A Surprising Fact About People Who Are Loudest About Charity On Social Media

This is a whole new level of slacktivism.

That Facebook friend of yours who’s the first to share a campaign to help people in need might be the least likely to actually follow through on donating, a new study found.

To find out how public declarations of support translate into funding dollars, researchers analyzed 3,500 pledges made via HelpAttack -- an app that facilitates donations and shares donors' activities with their contacts on Facebook and Twitter.

The study, published in the March issue of "Sociological Science," found that those who had broadcasted their commitments on a social media platform were most likely to delete pledges.

The pledges were made to a number of major organizations including, the American Red Cross, Best Friends Animal Society and Homes for Our Troops.

Of the commitments made, 64 percent were fulfilled, 13 percent were partially fulfilled and 16 percent were deleted.

In a related experiment, the researchers encouraged Facebook users to donate to Heifer International, a group that works to fight hunger and poverty. The campaign reached 6.4 million users. It generated a number of “likes” and “shares,” but resulted in just 30 donations.

The report comes at a time when Facebook is actually making it even easier for users to donate directly through its site.

Last August, Facebook opened up its “Donate” button to all nonprofits. The feature appears prominently on an organization’s page and takes users directly to the nonprofit’s website where they can give money.

The researchers concluded that users, for the most part, don’t feel obligated to part with money when it comes to the way they interact with social media platforms.

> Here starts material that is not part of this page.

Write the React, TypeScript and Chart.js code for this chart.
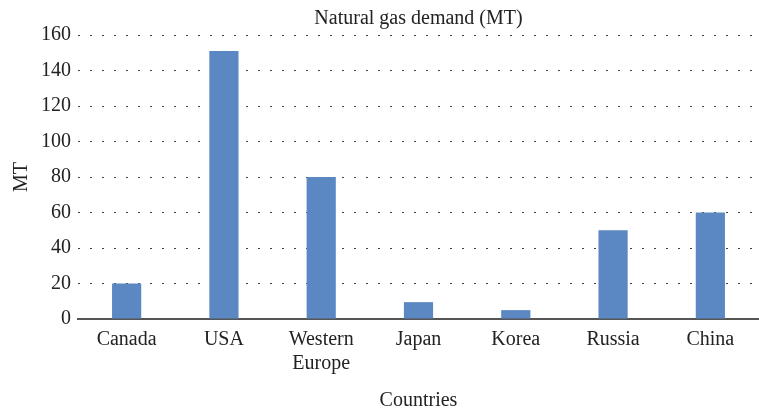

"What our findings indicate is that many people may regard online social networks as basically free platforms for personal exchange and much less as vehicles for an activity that comes at some cost to them, whether that cost is of money or time,” Angelo Melee, co-author of the study, wrote in a statement. “In more traditional forms of activism, participants make a tangible contribution. Online platforms, in contrast, provide opportunities for activism that may consist of nearly costless actions."